Under passive loss rules, rental real estate activities are considered passive activities regardless of whether you meet the definition of “material participation.” In other words, for most rental real estate activities, losses in excess of income are not deductible in the year incurred.
Exception for real estate professionals. If you qualify as a real estate professional, passive activity loss limits do not apply to the losses from your rental activities. As a real estate professional, losses may be deducted in the year incurred even if the losses are greater than income.
Qualifying as a real estate professional. You will qualify as a real estate professional if the following requirements are met.

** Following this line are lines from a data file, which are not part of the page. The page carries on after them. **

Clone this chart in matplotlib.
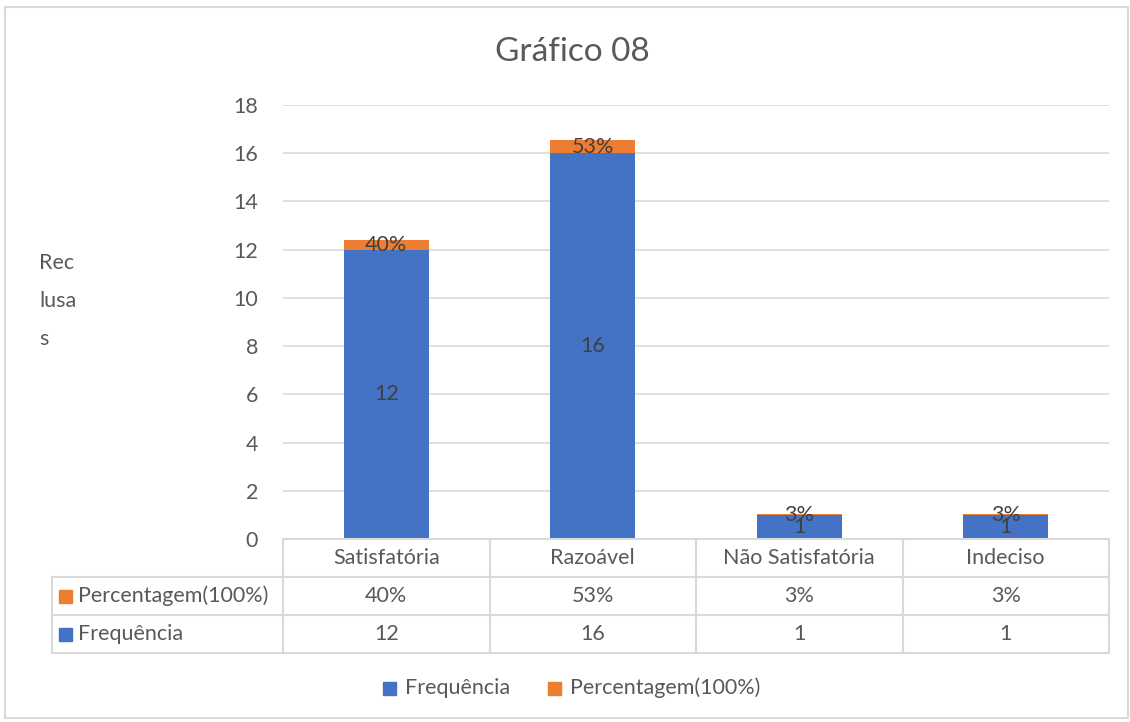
import matplotlib
matplotlib.use("Agg")
import matplotlib.pyplot as plt
from matplotlib.lines import Line2D
from matplotlib.patches import Rectangle

categories = ["Satisfatória", "Razoável", "Não Satisfatória", "Indeciso"]
frequencia = [12, 16, 1, 1]
percentagem = [0.40, 0.53, 0.03, 0.03]
perc_labels = ["40%", "53%", "3%", "3%"]
series_names = ["Frequência", "Percentagem(100%)"]
yticks = [0, 2, 4, 6, 8, 10, 12, 14, 16, 18]
title = "Gráfico 08"

BLUE = "#4472C4"
ORANGE = "#ED7D31"
TXT = "#595959"
LBL = "#404040"
GRID = "#D9D9D9"
FONT = ["Lato", "DejaVu Sans"]
plt.rcParams['font.family'] = FONT
FS = 15.5

W, H = 1130, 722
fig = plt.figure(figsize=(W / 100, H / 100), dpi=100)

def fx(x):
    return x / W

def fy(y):
    return 1 - y / H

L, R, B, T = 283, 1109, 539, 105
ax = fig.add_axes([fx(L), fy(B), fx(R) - fx(L), fy(T) - fy(B)])
n = len(categories)
xs = list(range(n))
ax.set_xlim(-0.5, n - 0.5)
ax.set_ylim(0, 18)
ax.bar(xs, frequencia, width=0.41, color=BLUE, zorder=3)
ax.bar(xs, percentagem, width=0.41, bottom=frequencia, color=ORANGE, zorder=3)
for i in xs:
    ax.text(i, frequencia[i] / 2, str(frequencia[i]), ha="center", va="center",
            fontsize=FS, color=LBL, zorder=4)
    ax.text(i, frequencia[i] + percentagem[i] / 2, perc_labels[i], ha="center",
            va="center", fontsize=FS, color=LBL, zorder=4)
ax.set_yticks(yticks)
ax.set_yticklabels([str(t) for t in yticks])
ax.tick_params(axis="y", length=0, pad=18, labelsize=FS, labelcolor=TXT)
ax.set_xticks([])
ax.yaxis.grid(True, color=GRID, linewidth=1.2, zorder=0)
for s in ax.spines.values():
    s.set_visible(False)

# Outer border
fig.add_artist(Rectangle((fx(5), fy(718)), fx(1128) - fx(5), fy(7) - fy(718),
                         fill=False, edgecolor=GRID, linewidth=1.5))

# Title
fig.text(fx(572), fy(52), title, ha="center", va="center", fontsize=24, color=TXT)

# Y label
for k, part in enumerate(["Rec", "lusa", "s"]):
    fig.text(fx(39), fy(263 + 38 * k), part, ha="left", va="center", fontsize=FS, color=TXT)

# Data table
def hline(y, x0, x1):
    fig.add_artist(Line2D([fx(x0), fx(x1)], [fy(y), fy(y)], color=GRID, linewidth=1.5))

def vline(x, y0, y1):
    fig.add_artist(Line2D([fx(x), fx(x)], [fy(y0), fy(y1)], color=GRID, linewidth=1.5))

rows = [539, 577, 615, 653]
cw = (R - L) / n
hline(rows[0], L, R)
for y in rows[1:]:
    hline(y, 52, R)
vline(52, rows[1], rows[3])
for k in range(n + 1):
    vline(L + cw * k, rows[0], rows[3])

for i, c in enumerate(categories):
    cx = L + cw * (i + 0.5)
    fig.text(fx(cx), fy((rows[0] + rows[1]) / 2), c, ha="center", va="center", fontsize=FS, color=TXT)
    fig.text(fx(cx), fy((rows[1] + rows[2]) / 2), perc_labels[i], ha="center", va="center", fontsize=FS, color=TXT)
    fig.text(fx(cx), fy((rows[2] + rows[3]) / 2), str(frequencia[i]), ha="center", va="center", fontsize=FS, color=TXT)

for (name, col, r0, r1) in [(series_names[1], ORANGE, rows[1], rows[2]),
                             (series_names[0], BLUE, rows[2], rows[3])]:
    ym = (r0 + r1) / 2
    fig.add_artist(Rectangle((fx(59), fy(ym + 7)), fx(13), fy(0) - fy(13), color=col))
    fig.text(fx(78), fy(ym), name, ha="left", va="center", fontsize=FS, color=TXT)

# Legend
legend_items = [(series_names[0], BLUE, 383), (series_names[1], ORANGE, 548)]
for name, col, x in legend_items:
    fig.add_artist(Rectangle((fx(x), fy(695)), fx(13), fy(0) - fy(13), color=col))
    fig.text(fx(x + 22), fy(688), name, ha="left", va="center", fontsize=FS, color=TXT)

fig.savefig("out.png", dpi=100)
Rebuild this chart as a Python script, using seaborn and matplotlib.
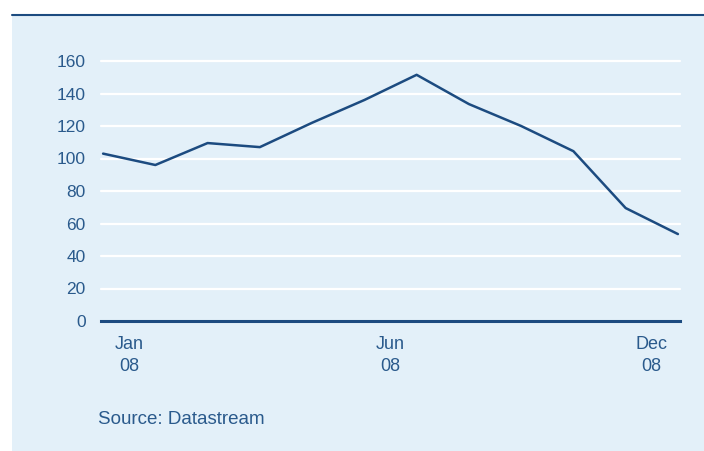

1) More than half the personal services you performed in all trades or businesses during the tax year were performed in real property trades or businesses in which you materially participated, and
2) You performed more than 750 hours of services during the tax year in real property trades or businesses in which you materially participated.

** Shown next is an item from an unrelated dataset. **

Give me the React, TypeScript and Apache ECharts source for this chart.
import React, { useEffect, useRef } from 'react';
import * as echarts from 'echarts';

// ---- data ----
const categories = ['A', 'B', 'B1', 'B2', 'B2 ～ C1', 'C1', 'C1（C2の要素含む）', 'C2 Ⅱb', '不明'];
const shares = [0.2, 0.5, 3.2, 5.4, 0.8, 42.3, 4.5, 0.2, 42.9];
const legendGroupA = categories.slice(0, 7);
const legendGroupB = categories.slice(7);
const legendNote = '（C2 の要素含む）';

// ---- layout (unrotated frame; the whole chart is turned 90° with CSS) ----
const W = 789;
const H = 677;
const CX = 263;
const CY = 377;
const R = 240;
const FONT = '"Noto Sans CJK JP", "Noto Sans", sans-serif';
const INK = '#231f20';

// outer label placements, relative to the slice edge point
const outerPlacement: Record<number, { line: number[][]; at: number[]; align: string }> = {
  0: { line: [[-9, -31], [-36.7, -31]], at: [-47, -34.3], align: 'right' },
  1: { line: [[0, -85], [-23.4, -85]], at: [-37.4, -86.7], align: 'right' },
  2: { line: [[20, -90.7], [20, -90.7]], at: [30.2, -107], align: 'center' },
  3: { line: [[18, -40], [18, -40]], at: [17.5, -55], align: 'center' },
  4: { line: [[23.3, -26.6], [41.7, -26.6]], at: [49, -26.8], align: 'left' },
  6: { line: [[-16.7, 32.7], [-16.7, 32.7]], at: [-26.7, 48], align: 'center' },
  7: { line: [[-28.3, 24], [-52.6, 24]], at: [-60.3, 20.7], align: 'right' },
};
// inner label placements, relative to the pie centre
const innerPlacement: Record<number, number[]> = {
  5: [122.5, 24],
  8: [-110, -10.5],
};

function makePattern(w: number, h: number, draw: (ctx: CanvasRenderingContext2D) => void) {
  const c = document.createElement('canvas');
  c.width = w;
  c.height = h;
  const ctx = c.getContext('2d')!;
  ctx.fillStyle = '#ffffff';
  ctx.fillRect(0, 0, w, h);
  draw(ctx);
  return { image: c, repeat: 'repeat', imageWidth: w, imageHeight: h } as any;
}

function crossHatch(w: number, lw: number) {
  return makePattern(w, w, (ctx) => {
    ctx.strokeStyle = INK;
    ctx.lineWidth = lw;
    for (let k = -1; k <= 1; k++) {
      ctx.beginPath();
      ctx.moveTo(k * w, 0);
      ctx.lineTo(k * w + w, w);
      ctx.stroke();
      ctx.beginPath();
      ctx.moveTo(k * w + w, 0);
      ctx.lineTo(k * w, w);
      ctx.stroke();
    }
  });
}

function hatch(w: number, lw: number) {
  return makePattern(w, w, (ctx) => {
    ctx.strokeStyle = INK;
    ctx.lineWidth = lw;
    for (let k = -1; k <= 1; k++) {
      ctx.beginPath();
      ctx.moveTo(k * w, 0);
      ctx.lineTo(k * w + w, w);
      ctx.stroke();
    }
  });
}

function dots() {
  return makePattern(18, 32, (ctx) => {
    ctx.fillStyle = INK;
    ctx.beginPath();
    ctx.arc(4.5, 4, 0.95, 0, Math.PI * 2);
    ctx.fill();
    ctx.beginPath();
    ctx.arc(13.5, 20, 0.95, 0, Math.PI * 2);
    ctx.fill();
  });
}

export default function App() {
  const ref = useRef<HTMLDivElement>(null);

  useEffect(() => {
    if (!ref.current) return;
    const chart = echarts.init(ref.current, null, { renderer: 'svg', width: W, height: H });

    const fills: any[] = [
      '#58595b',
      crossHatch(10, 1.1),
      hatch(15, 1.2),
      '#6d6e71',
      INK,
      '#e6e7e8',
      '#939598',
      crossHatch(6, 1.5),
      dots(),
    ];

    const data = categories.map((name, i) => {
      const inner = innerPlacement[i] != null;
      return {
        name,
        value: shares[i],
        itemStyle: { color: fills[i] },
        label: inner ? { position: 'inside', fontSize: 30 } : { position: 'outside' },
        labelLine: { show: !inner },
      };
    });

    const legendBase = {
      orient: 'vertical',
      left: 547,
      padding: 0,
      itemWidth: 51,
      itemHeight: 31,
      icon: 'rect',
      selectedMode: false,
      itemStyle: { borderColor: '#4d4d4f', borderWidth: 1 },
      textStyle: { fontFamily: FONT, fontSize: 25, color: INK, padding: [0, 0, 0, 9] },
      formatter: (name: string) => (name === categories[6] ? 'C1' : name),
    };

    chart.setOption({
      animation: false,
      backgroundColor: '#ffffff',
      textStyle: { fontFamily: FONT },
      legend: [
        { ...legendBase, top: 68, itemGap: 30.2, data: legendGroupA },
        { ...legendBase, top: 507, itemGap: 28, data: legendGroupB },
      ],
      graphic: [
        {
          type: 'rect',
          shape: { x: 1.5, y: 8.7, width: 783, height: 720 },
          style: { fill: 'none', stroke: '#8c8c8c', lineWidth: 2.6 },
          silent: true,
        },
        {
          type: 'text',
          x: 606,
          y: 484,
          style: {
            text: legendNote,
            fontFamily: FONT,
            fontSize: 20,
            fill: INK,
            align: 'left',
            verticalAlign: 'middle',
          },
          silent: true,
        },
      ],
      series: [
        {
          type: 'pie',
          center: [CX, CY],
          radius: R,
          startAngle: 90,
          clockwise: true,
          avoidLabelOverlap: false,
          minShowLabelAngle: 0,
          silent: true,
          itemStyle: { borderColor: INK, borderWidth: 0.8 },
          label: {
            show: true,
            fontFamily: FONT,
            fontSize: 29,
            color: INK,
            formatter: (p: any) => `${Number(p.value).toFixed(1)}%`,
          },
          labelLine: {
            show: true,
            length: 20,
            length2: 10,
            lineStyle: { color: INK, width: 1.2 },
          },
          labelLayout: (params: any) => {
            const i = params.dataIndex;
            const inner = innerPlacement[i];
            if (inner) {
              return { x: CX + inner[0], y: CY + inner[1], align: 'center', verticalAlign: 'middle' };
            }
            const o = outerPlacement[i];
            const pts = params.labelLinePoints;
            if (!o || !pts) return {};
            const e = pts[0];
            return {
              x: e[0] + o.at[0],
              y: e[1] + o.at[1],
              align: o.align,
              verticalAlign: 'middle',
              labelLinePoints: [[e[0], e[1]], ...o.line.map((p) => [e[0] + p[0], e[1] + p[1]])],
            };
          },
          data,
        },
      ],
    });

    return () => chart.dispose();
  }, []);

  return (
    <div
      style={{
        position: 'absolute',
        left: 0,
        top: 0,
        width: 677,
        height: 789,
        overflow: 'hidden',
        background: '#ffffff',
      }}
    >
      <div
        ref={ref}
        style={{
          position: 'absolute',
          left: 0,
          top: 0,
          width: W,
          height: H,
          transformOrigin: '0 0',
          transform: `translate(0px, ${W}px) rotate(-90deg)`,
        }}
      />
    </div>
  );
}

Personal services performed as an employee do not count unless you were a 5% or greater owner of the employer.
Real property trades or businesses include development, construction, acquisition, conversion, rental, operation, management, or brokerage of real property.

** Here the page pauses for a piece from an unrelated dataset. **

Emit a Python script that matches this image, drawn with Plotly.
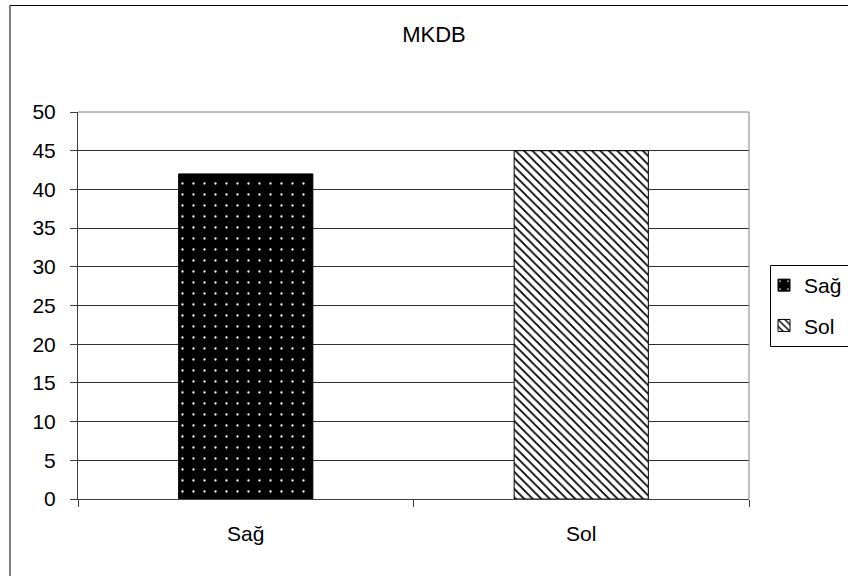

Material participation is defined as being involved in the activity on a basis that is “regular, continuous, and substantial.” You will be considered to materially participate in an activity if:
1) You worked in the activity for more than 500 hours during the year,
2) Your participation in the activity constitutes substantially all of the participation in the activity of all individuals for the tax year, including the participation of individuals who did not own any interest in the activity,
3) You participated in the activity for more than 100 hours during the tax year, and your participation was at least as much as any other individual for the year,
4) The activity is a “significant participation activity” for the year (more than 100 hours participation per activity with aggregate of 500 hours),
5) You materially participated in the activity for any five (whether or not consecutive) of the 10 immediately preceding tax years,
6) The activity is a personal service activity and you materially participated in the activity for any three preceding tax years, or
7) Based on all the facts and circumstances, you participated in the activity on a regular, continuous, and substantial basis during the year. This test is not met if you participated in the activity for 100 hours or less during the year. Managing the activity does not count for this purpose if any person other than you received compensation for managing the activity, or any individual spent more hours during the year managing the activity.
Election to combine rental activities. For purposes of qualifying as a real estate professional, each of your rental activities are treated as separate activities unless you elect to treat all interests in rental real estate as a single activity. Failure to make the election can trigger passive loss limits for real estate professionals that do not materially participate in each activity. To make the election, you must file a statement with your original income tax return declaring that you are a qualified taxpayer for the taxable year and are making the election to treat all interest in rental real estate as a single rental real estate activity. The election is binding for the taxable year it is made and for all future years whether or not you continue to be a qualifying taxpayer. You may revoke the election only in the taxable year in which a material change in facts and circumstances occurs.
Example: Leo is a real estate agent who spends more than 750 hours and more than 50% of his time selling real estate. He also owns several rental properties. As a real estate professional, in order for Leo to treat his rental properties as non passive activities, he would either have to pass the material participation rules for each separate rental property or elect to combine all rentals into one activity and meet the material participation rules as a group.
Court Case: For over 20 years, the taxpayer had been involved in real estate properties. For the years at issue, the taxpayer aggregated all rental income and expenses as a single activity on his tax return, but did not attach an election to treat the activities as a single activity. The Tax Court stated that a taxpayer must clearly notify the IRS of the intent to make the election. Without treating the rental properties as one activity, the taxpayer was not able to meet material participation requirements. Net losses were treated as passive losses, and the deductions were not allowed under passive loss rules. (May, T.C. Summary 2005–146)
Regardless of passive loss rules, you are allowed to deduct up to $25,000 in losses from rental real estate if you actively participated in the activity. The special loss allowance begins to phase out at incomes above $100,000.
Married Filing Separately. The phase-out begins at $50,000 for taxpayers using the filing status of Married Filing Separately. Additional limits apply.
Active participation. Active participation is not the same as material participation. Active participation standards are met if you (or your spouse) participate in the rental activity in a significant and bonafide sense.
You (and/or spouse) must also hold at least 10% by value of all interests in the activity during the year to meet active participation standards.